De um lado a indústria com suas formas intrincadas de conduzir os grandes negócios e, de outro, a preocupação da gestão coletiva de direitos autorais e toda uma rede criativa que envolve a imprensa, literatura, vertentes jurídicas e a educação, com a utilização de elementos desenvolvidos ao longo de nossa história, pertencentes e consequentes de uma cadeia produtiva desenvolvida com envolvimento artístico, intelectual, estilístico e emocional. Se não consideramos a criação e envolvimento pessoal com a arte, uma questão sine qua non para o desenvolvimento humano e perpetuação de nossos valores fundamentais, estaremos fadados ao esquecimento e desumanização de nossa memória. Um verdadeiro investimento na robotização, que influenciará os aspectos humanísticos que regem nossa ética nas relações e perpetuação de nossa história.  
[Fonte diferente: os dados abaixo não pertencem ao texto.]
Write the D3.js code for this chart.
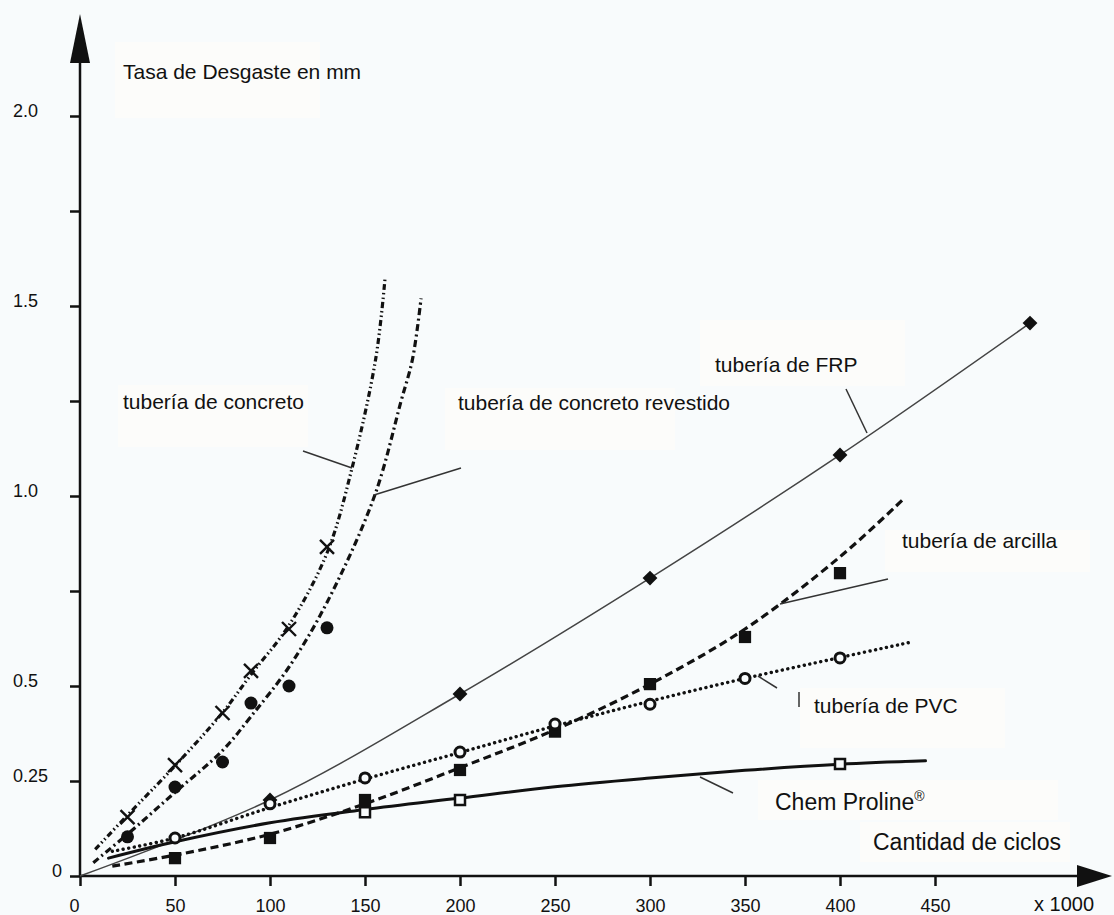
<!DOCTYPE html>
<html>
<head>
<meta charset="utf-8">
<script src="https://cdn.jsdelivr.net/npm/d3@7"></script>
<style>
  html, body { margin: 0; padding: 0; background: #f8fbfc; }
  svg { display: block; font-family: "Liberation Sans", Arial, Helvetica, sans-serif; }
</style>
</head>
<body>
<svg id="chart" width="1114" height="915"></svg>
<script>
// ---------------- data ----------------
const xTicks = [0, 50, 100, 150, 200, 250, 300, 350, 400, 450];
const yTicks = [0, 0.25, 0.5, 0.75, 1.0, 1.25, 1.5, 1.75, 2.0];
const yTickLabels = {0: "0", 0.25: "0.25", 0.5: "0.5", 1: "1.0", 1.5: "1.5", 2: "2.0"};

// measured points (x in thousands of cycles, y in mm)
const concretoPts   = [[25,0.155],[50,0.292],[75,0.429],[90,0.54],[110,0.65],[130,0.866]];
const revestidoPts  = [[25,0.103],[50,0.234],[75,0.30],[90,0.455],[110,0.50],[130,0.653]];
const frpPts        = [[100,0.20],[200,0.479],[300,0.784],[400,1.108],[500,1.455]];
const arcillaPts    = [[50,0.047],[100,0.10],[150,0.20],[200,0.279],[250,0.38],[300,0.505],[350,0.629],[400,0.797]];
const pvcPts        = [[50,0.10],[100,0.19],[150,0.258],[200,0.326],[250,0.40],[300,0.452],[350,0.52],[400,0.574]];
const chemPts       = [[150,0.168],[200,0.20],[400,0.295]];

// fitted curves
const concretoFit  = [[8,0.07],[25,0.16],[50,0.29],[75,0.43],[90,0.53],[110,0.66],[130,0.85],[143,1.07],[155.6,1.36],[160.5,1.57]];
const revestidoFit = [[7,0.035],[25,0.11],[50,0.22],[75,0.33],[90,0.42],[110,0.55],[130,0.72],[155,1.0],[169,1.25],[175,1.36],[179.5,1.52]];
const frpFit       = [[0,0],[100,0.2],[200,0.479],[300,0.784],[400,1.108],[500,1.455]];
const arcillaFit   = [[17,0.026],[50,0.055],[100,0.11],[150,0.19],[200,0.285],[250,0.385],[300,0.505],[350,0.65],[400,0.84],[433,0.99]];
const pvcFit       = [[17,0.065],[50,0.1],[100,0.18],[150,0.255],[200,0.325],[250,0.395],[300,0.46],[350,0.52],[400,0.575],[437,0.615]];
const chemFit      = [[15,0.047],[50,0.09],[100,0.14],[150,0.175],[200,0.205],[250,0.235],[300,0.258],[350,0.278],[400,0.294],[445,0.303]];

// ---------------- setup ----------------
const svg = d3.select("#chart");
const x = d3.scaleLinear().domain([0, 450]).range([80, 935]);
const y = d3.scaleLinear().domain([0, 2]).range([876, 116]);
const ink = "#111";
const bg = "#f8fbfc";

// label boxes (barely warmer white)
const boxes = [
  [115, 42, 205, 76], [118, 385, 190, 62], [445, 388, 230, 62],
  [700, 320, 205, 66], [885, 530, 205, 42], [800, 688, 205, 60],
  [758, 780, 300, 40], [860, 822, 210, 40]
];
svg.append("g").selectAll("rect").data(boxes).join("rect")
  .attr("x", d => d[0]).attr("y", d => d[1]).attr("width", d => d[2]).attr("height", d => d[3])
  .attr("fill", "#fcfcfa");

// ---------------- axes ----------------
const xAxisG = svg.append("g").attr("transform", `translate(0,${y(0)})`)
  .call(d3.axisBottom(x).tickValues(xTicks).tickSize(10).tickPadding(13).tickFormat(d3.format("d")));
xAxisG.attr("font-size", 18).attr("font-family", null);
xAxisG.select(".domain").remove();
xAxisG.selectAll(".tick line").attr("stroke", ink).attr("stroke-width", 2.5);
xAxisG.selectAll(".tick text").attr("fill", ink).attr("dx", d => d === 0 ? -6 : 0);

const yAxisG = svg.append("g").attr("transform", `translate(${x(0)},0)`)
  .call(d3.axisLeft(y).tickValues(yTicks).tickSize(10).tickFormat(d => yTickLabels[d] || ""));
yAxisG.attr("font-size", 18).attr("font-family", null);
yAxisG.select(".domain").remove();
yAxisG.selectAll(".tick line").attr("stroke", ink).attr("stroke-width", 2.5);
yAxisG.selectAll(".tick text").attr("fill", ink)
  .attr("text-anchor", d => d === 0 ? "end" : "start")
  .attr("x", d => d === 0 ? -18 : -67)
  .attr("dy", "0.0em");

// axis lines with arrows
svg.append("line").attr("x1", x(0)).attr("x2", x(0)).attr("y1", y(0)).attr("y2", 60)
  .attr("stroke", ink).attr("stroke-width", 2.5);
svg.append("path").attr("d", `M${x(0)},14 L${x(0) - 10},63 L${x(0) + 10},63 Z`).attr("fill", ink);
svg.append("line").attr("x1", x(0)).attr("x2", 1080).attr("y1", y(0)).attr("y2", y(0))
  .attr("stroke", ink).attr("stroke-width", 2.5);
svg.append("path").attr("d", `M1112,${y(0)} L1077,${y(0) - 11} L1077,${y(0) + 11} Z`).attr("fill", ink);

// ---------------- curves ----------------
const line = d3.line().x(d => x(d[0])).y(d => y(d[1])).curve(d3.curveCatmullRom.alpha(0.5));
const curves = [
  {data: concretoFit,  w: 3.2, dash: "6,3,1.5,3,1.5,3", color: ink, cap: "butt"},
  {data: revestidoFit, w: 3.2, dash: "7,3.5,2,3.5",     color: ink, cap: "butt"},
  {data: frpFit,       w: 1.5, dash: null,              color: "#444", cap: "butt"},
  {data: arcillaFit,   w: 3.2, dash: "8,4.5",           color: ink, cap: "butt"},
  {data: pvcFit,       w: 3.4, dash: "0.1,5.5",         color: ink, cap: "round"},
  {data: chemFit,      w: 3,   dash: null,              color: ink, cap: "round"}
];
svg.append("g").selectAll("path").data(curves).join("path")
  .attr("d", d => line(d.data)).attr("fill", "none")
  .attr("stroke", d => d.color).attr("stroke-width", d => d.w)
  .attr("stroke-dasharray", d => d.dash).attr("stroke-linecap", d => d.cap);

// ---------------- markers ----------------
const mk = svg.append("g");
// X markers
mk.selectAll(".xm").data(concretoPts).join("path").attr("class", "xm")
  .attr("transform", d => `translate(${x(d[0])},${y(d[1])})`)
  .attr("d", "M-7,-7L7,7M-7,7L7,-7").attr("stroke", ink).attr("stroke-width", 2.4).attr("fill", "none");
// filled circles
mk.selectAll(".fc").data(revestidoPts).join("circle").attr("class", "fc")
  .attr("cx", d => x(d[0])).attr("cy", d => y(d[1])).attr("r", 6.5).attr("fill", ink);
// diamonds
mk.selectAll(".dm").data(frpPts).join("path").attr("class", "dm")
  .attr("transform", d => `translate(${x(d[0])},${y(d[1])}) rotate(45)`)
  .attr("d", d3.symbol().type(d3.symbolSquare).size(110)).attr("fill", ink);
// filled squares
mk.selectAll(".fs").data(arcillaPts).join("path").attr("class", "fs")
  .attr("transform", d => `translate(${x(d[0])},${y(d[1])})`)
  .attr("d", d3.symbol().type(d3.symbolSquare).size(150)).attr("fill", ink);
// open circles
mk.selectAll(".oc").data(pvcPts).join("circle").attr("class", "oc")
  .attr("cx", d => x(d[0])).attr("cy", d => y(d[1])).attr("r", 5)
  .attr("fill", bg).attr("stroke", ink).attr("stroke-width", 3);
// open squares
mk.selectAll(".os").data(chemPts).join("path").attr("class", "os")
  .attr("transform", d => `translate(${x(d[0])},${y(d[1])})`)
  .attr("d", d3.symbol().type(d3.symbolSquare).size(100))
  .attr("fill", bg).attr("stroke", ink).attr("stroke-width", 2.5);

// ---------------- leaders ----------------
const leaders = [
  [303, 451, 352, 468], [461, 468, 374, 495], [846, 389, 867, 433],
  [888, 579, 780, 604], [758, 676, 777, 688], [799, 692, 799, 707], [700, 777, 733, 793]
];
svg.append("g").selectAll("line").data(leaders).join("line")
  .attr("x1", d => d[0]).attr("y1", d => d[1]).attr("x2", d => d[2]).attr("y2", d => d[3])
  .attr("stroke", "#333").attr("stroke-width", 1.5);

// ---------------- texts ----------------
const texts = [
  {t: "Tasa de Desgaste en mm", x: 123, y: 79, s: 21},
  {t: "tubería de concreto", x: 123, y: 409, s: 21},
  {t: "tubería de concreto revestido", x: 458, y: 410, s: 21},
  {t: "tubería de FRP", x: 715, y: 372, s: 21},
  {t: "tubería de arcilla", x: 902, y: 548, s: 21},
  {t: "tubería de PVC", x: 814, y: 713, s: 21},
  {t: "Cantidad de ciclos", x: 873, y: 850, s: 23},
  {t: "x 1000", x: 1034, y: 911, s: 20}
];
svg.append("g").selectAll("text").data(texts).join("text")
  .attr("x", d => d.x).attr("y", d => d.y).attr("font-size", d => d.s).attr("fill", ink)
  .text(d => d.t);
const chem = svg.append("text").attr("x", 775).attr("y", 810).attr("font-size", 23).attr("fill", ink);
chem.append("tspan").text("Chem Proline");
chem.append("tspan").attr("font-size", 14).attr("dy", -9).text("®");
</script>
</body>
</html>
Resta-nos acreditar nas possibilidades jurídicas e na criação de leis para a regulamentação do uso dessa inovadora ferramenta. Que seja um instrumento que auxilie na inovação e evolução dos artistas e, acima de tudo, que estejamos atentos às possibilidades de utilização em nosso favor. Facilitando todo o processamento de dados e contribuindo para que todos os criadores, independentemente de sua área e projeção, possam receber pelo conteúdo gerado e utilizado em todas as formas de comunicação da música e artes em geral.  Nossa originalidade e exercício de nossos direitos, dependem de uma forte atuação política na instituição e legalização de mecanismos que preservem e perpetuem nossa identidade nacional. 

Parafraseando Nietzsche: não podemos olhar para o abismo de atrocidades e tampouco deixar que ele nos olhe. Precisamos sim, nos amparar com leis, bom senso e, com criatividade, partir para a luta. A uma só voz!!